David Hatfull, Hartington
David Hatfull, Hartington

‘July 19th 2022’ is a vertical study of clouds, bringing to mind the work of Alfred Stieglitz. There’s a series of single trees, shot in differing light and all seasons, and sometimes the subject of an image is almost marginal, as the feather caught on a tree trunk.

Several compositions are built round the natural circles of dew ponds: in ‘Pewsey Downs’ in summer, and in ‘Wolfscote Hill, the White Peak’, in deep snow. In an image of Hartingdon, a line of sheep both rim the dewpond and are reflected in it.

There’s masterly use of shutter speed to capture the viscous flow of water over rocks in ‘River Dovedale’, and in ‘Wool Pack 1 and 2, Kinder Scout’, Hatfull has selected configurations of monumental rocks to create ‘photographic sculptures’, echoing Henry Moore’s work. Three linked images of Silbury Hill show how different photographs can be made using the same elements but shot from different viewpoints and in different light.

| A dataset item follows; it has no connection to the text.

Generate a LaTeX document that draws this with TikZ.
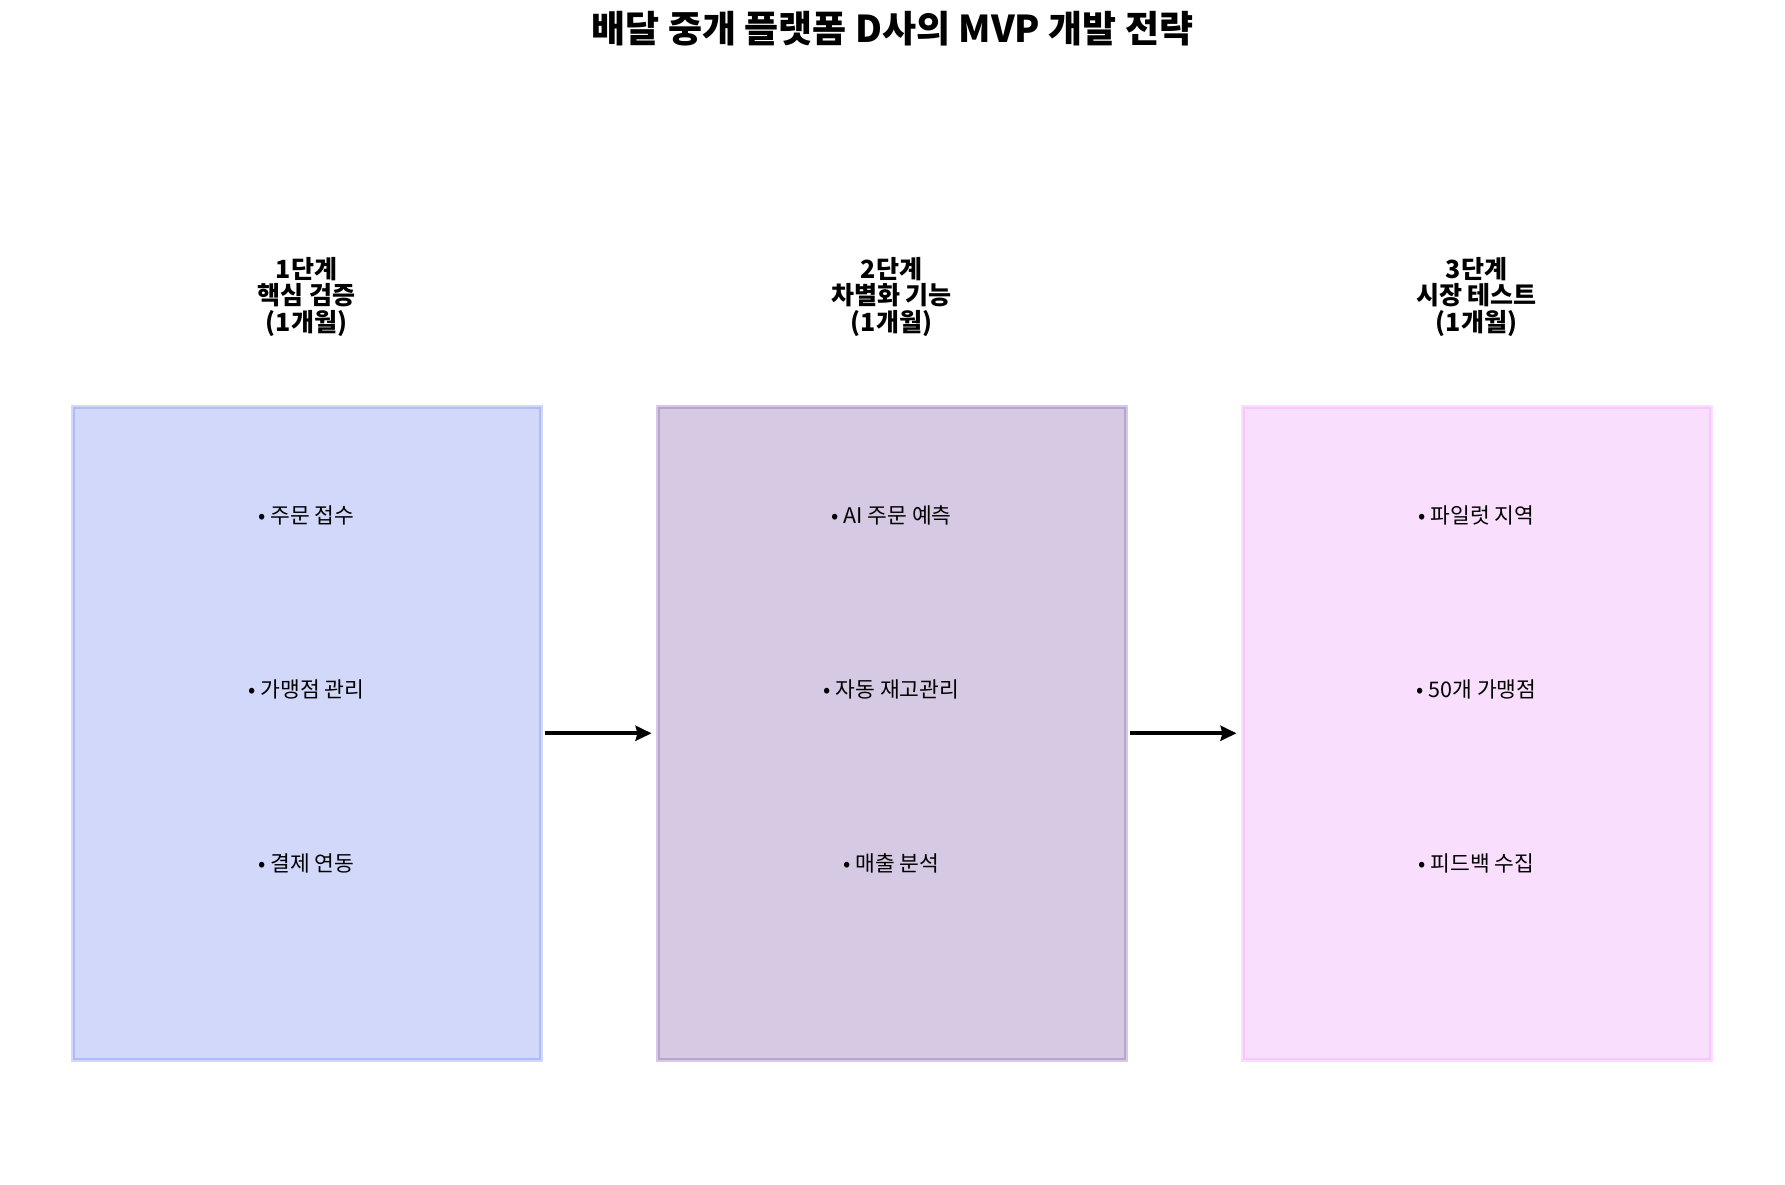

David Hatfull, Sycamore in Ice
David Hatfull, Sycamore in Ice

There are very few human figures. A man mows a churchyard ̶- a loose, oblique, but effective image; participants in the Greenham Park Run form a central, moving horizontal across the photograph. Two hikers on Hadrian’s Wall, on either side of a central tree, are incidental to the landscape, but essential to the composition.

‘Sunflowers, Wash Common’ shows you don’t have to travel to get good photographs. Though this is a black and white image, you ‘feel’ the heat’ and ‘see’ the colour.

The show (free entry) runs until Saturday 30 September (Mon-Fri 10am-5pm; last booking slot 4pm).